◆ **Aim of the exercise**: All the data must come back unchanged, except that pictures are left out.

◆ **Collected data**:
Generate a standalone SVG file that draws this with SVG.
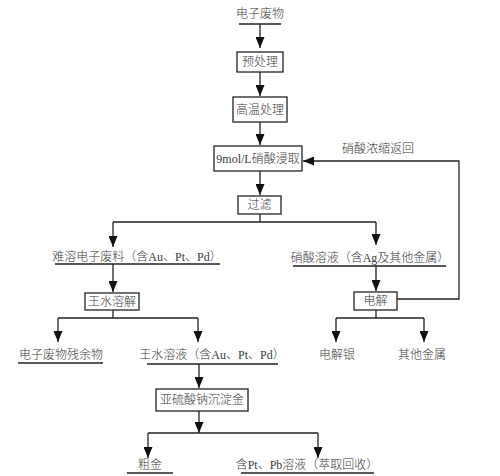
<svg xmlns="http://www.w3.org/2000/svg" width="500" height="476" viewBox="0 0 500 476">
<defs>
<marker id="ah" viewBox="0 0 11 9" refX="11" refY="4.5" markerWidth="11" markerHeight="9" markerUnits="userSpaceOnUse" orient="auto">
<path d="M0,0 L11,4.5 L0,9 z" fill="#111"/>
</marker>
<style>
.t{font-family:"Liberation Serif","Noto Sans CJK SC",serif;font-size:12px;font-weight:300;fill:#3a3a3a;text-anchor:middle}
.b{fill:#fff;stroke:#222;stroke-width:1.3}
.l{fill:none;stroke:#222;stroke-width:1.3}
.a{fill:none;stroke:#222;stroke-width:1.3;marker-end:url(#ah)}
</style>
</defs>
<rect width="500" height="476" fill="#fff"/>
<g id="n_waste"><text class="t" x="260" y="18">电子废物</text><line class="l" x1="239" y1="24" x2="281" y2="24"/></g>
<g id="n_pre"><rect class="b" x="237" y="52" width="46" height="20"/><text class="t" x="260" y="66">预处理</text></g>
<g id="n_heat"><rect class="b" x="233" y="97" width="54" height="25"/><text class="t" x="260" y="114">高温处理</text></g>
<g id="n_leach"><rect class="b" x="214" y="146" width="88" height="25"/><text class="t" x="258" y="163">9mol/L硝酸浸取</text></g>
<g id="n_filter"><rect class="b" x="238" y="196" width="43" height="18"/><text class="t" x="259.5" y="209">过滤</text></g>
<g id="n_insol"><text class="t" x="137" y="261">难溶电子废料（含Au、Pt、Pd）</text><line class="l" x1="55" y1="264" x2="220" y2="264"/></g>
<g id="n_nitric"><text class="t" x="370" y="262">硝酸溶液（含Ag及其他金属）</text><line class="l" x1="293" y1="266" x2="446" y2="266"/></g>
<g id="n_aqua"><rect class="b" x="85" y="293" width="54" height="17"/><text class="t" x="112" y="306">王水溶解</text></g>
<g id="n_elec"><rect class="b" x="354" y="292" width="43" height="18"/><text class="t" x="375.5" y="305">电解</text></g>
<g id="n_resid"><text class="t" x="61" y="359">电子废物残余物</text><line class="l" x1="18" y1="363" x2="103" y2="363"/></g>
<g id="n_aquasol"><text class="t" x="212" y="359">王水溶液（含Au、Pt、Pd）</text><line class="l" x1="147" y1="364" x2="278" y2="364"/></g>
<g id="n_ag"><text class="t" x="337" y="359">电解银</text></g>
<g id="n_other"><text class="t" x="422" y="359">其他金属</text></g>
<g id="n_sulfite"><rect class="b" x="156" y="389" width="92" height="22"/><text class="t" x="202" y="404">亚硫酸钠沉淀金</text></g>
<g id="n_gold"><text class="t" x="150" y="469">粗金</text><line class="l" x1="127" y1="473" x2="173" y2="473"/></g>
<g id="n_ptpb"><text class="t" x="307" y="469">含Pt、Pb溶液（萃取回收）</text><line class="l" x1="241" y1="473" x2="374" y2="473"/></g>
<g id="n_back"><text class="t" x="378" y="153">硝酸浓缩返回</text></g>
<g id="connectors">
<line class="a" x1="260" y1="24" x2="260" y2="48"/>
<line class="a" x1="260" y1="72" x2="260" y2="96"/>
<line class="a" x1="260" y1="122" x2="260" y2="145"/>
<line class="a" x1="260" y1="171" x2="260" y2="195"/>
<polyline class="l" points="260,214 260,222"/>
<line class="l" x1="113" y1="222" x2="376" y2="222"/>
<line class="a" x1="113" y1="222" x2="113" y2="247"/>
<line class="a" x1="376" y1="222" x2="376" y2="245"/>
<line class="a" x1="113" y1="264" x2="113" y2="292"/>
<line class="l" x1="113" y1="310" x2="113" y2="318"/>
<line class="l" x1="58" y1="318" x2="198" y2="318"/>
<line class="a" x1="58" y1="318" x2="58" y2="342"/>
<line class="a" x1="198" y1="318" x2="198" y2="342"/>
<line class="a" x1="376" y1="266" x2="376" y2="291"/>
<polyline class="a" points="397,299 459,299 459,161 303,161"/>
<line class="l" x1="376" y1="310" x2="376" y2="318"/>
<line class="l" x1="336" y1="318" x2="424" y2="318"/>
<line class="a" x1="336" y1="318" x2="336" y2="342"/>
<line class="a" x1="424" y1="318" x2="424" y2="342"/>
<line class="a" x1="199" y1="364" x2="199" y2="388"/>
<line class="a" x1="199" y1="411" x2="199" y2="433"/>
<line class="l" x1="148" y1="433" x2="318" y2="433"/>
<line class="a" x1="148" y1="433" x2="148" y2="458"/>
<line class="a" x1="318" y1="433" x2="318" y2="458"/>
</g>
</svg>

◆ **Reply to the task**:
Generate a standalone SVG file that draws this with SVG.
<svg xmlns="http://www.w3.org/2000/svg" width="500" height="476" viewBox="0 0 500 476">
<defs>
<marker id="ah" viewBox="0 0 11 9" refX="11" refY="4.5" markerWidth="11" markerHeight="9" markerUnits="userSpaceOnUse" orient="auto">
<path d="M0,0 L11,4.5 L0,9 z" fill="#111"/>
</marker>
<style>
.t{font-family:"Liberation Serif","Noto Sans CJK SC",serif;font-size:12px;font-weight:300;fill:#3a3a3a;text-anchor:middle}
.b{fill:#fff;stroke:#222;stroke-width:1.3}
.l{fill:none;stroke:#222;stroke-width:1.3}
.a{fill:none;stroke:#222;stroke-width:1.3;marker-end:url(#ah)}
</style>
</defs>
<rect width="500" height="476" fill="#fff"/>
<g id="n_waste"><text class="t" x="260" y="18">电子废物</text><line class="l" x1="239" y1="24" x2="281" y2="24"/></g>
<g id="n_pre"><rect class="b" x="237" y="52" width="46" height="20"/><text class="t" x="260" y="66">预处理</text></g>
<g id="n_heat"><rect class="b" x="233" y="97" width="54" height="25"/><text class="t" x="260" y="114">高温处理</text></g>
<g id="n_leach"><rect class="b" x="214" y="146" width="88" height="25"/><text class="t" x="258" y="163">9mol/L硝酸浸取</text></g>
<g id="n_filter"><rect class="b" x="238" y="196" width="43" height="18"/><text class="t" x="259.5" y="209">过滤</text></g>
<g id="n_insol"><text class="t" x="137" y="261">难溶电子废料（含Au、Pt、Pd）</text><line class="l" x1="55" y1="264" x2="220" y2="264"/></g>
<g id="n_nitric"><text class="t" x="370" y="262">硝酸溶液（含Ag及其他金属）</text><line class="l" x1="293" y1="266" x2="446" y2="266"/></g>
<g id="n_aqua"><rect class="b" x="85" y="293" width="54" height="17"/><text class="t" x="112" y="306">王水溶解</text></g>
<g id="n_elec"><rect class="b" x="354" y="292" width="43" height="18"/><text class="t" x="375.5" y="305">电解</text></g>
<g id="n_resid"><text class="t" x="61" y="359">电子废物残余物</text><line class="l" x1="18" y1="363" x2="103" y2="363"/></g>
<g id="n_aquasol"><text class="t" x="212" y="359">王水溶液（含Au、Pt、Pd）</text><line class="l" x1="147" y1="364" x2="278" y2="364"/></g>
<g id="n_ag"><text class="t" x="337" y="359">电解银</text></g>
<g id="n_other"><text class="t" x="422" y="359">其他金属</text></g>
<g id="n_sulfite"><rect class="b" x="156" y="389" width="92" height="22"/><text class="t" x="202" y="404">亚硫酸钠沉淀金</text></g>
<g id="n_gold"><text class="t" x="150" y="469">粗金</text><line class="l" x1="127" y1="473" x2="173" y2="473"/></g>
<g id="n_ptpb"><text class="t" x="307" y="469">含Pt、Pb溶液（萃取回收）</text><line class="l" x1="241" y1="473" x2="374" y2="473"/></g>
<g id="n_back"><text class="t" x="378" y="153">硝酸浓缩返回</text></g>
<g id="connectors">
<line class="a" x1="260" y1="24" x2="260" y2="48"/>
<line class="a" x1="260" y1="72" x2="260" y2="96"/>
<line class="a" x1="260" y1="122" x2="260" y2="145"/>
<line class="a" x1="260" y1="171" x2="260" y2="195"/>
<polyline class="l" points="260,214 260,222"/>
<line class="l" x1="113" y1="222" x2="376" y2="222"/>
<line class="a" x1="113" y1="222" x2="113" y2="247"/>
<line class="a" x1="376" y1="222" x2="376" y2="245"/>
<line class="a" x1="113" y1="264" x2="113" y2="292"/>
<line class="l" x1="113" y1="310" x2="113" y2="318"/>
<line class="l" x1="58" y1="318" x2="198" y2="318"/>
<line class="a" x1="58" y1="318" x2="58" y2="342"/>
<line class="a" x1="198" y1="318" x2="198" y2="342"/>
<line class="a" x1="376" y1="266" x2="376" y2="291"/>
<polyline class="a" points="397,299 459,299 459,161 303,161"/>
<line class="l" x1="376" y1="310" x2="376" y2="318"/>
<line class="l" x1="336" y1="318" x2="424" y2="318"/>
<line class="a" x1="336" y1="318" x2="336" y2="342"/>
<line class="a" x1="424" y1="318" x2="424" y2="342"/>
<line class="a" x1="199" y1="364" x2="199" y2="388"/>
<line class="a" x1="199" y1="411" x2="199" y2="433"/>
<line class="l" x1="148" y1="433" x2="318" y2="433"/>
<line class="a" x1="148" y1="433" x2="148" y2="458"/>
<line class="a" x1="318" y1="433" x2="318" y2="458"/>
</g>
</svg>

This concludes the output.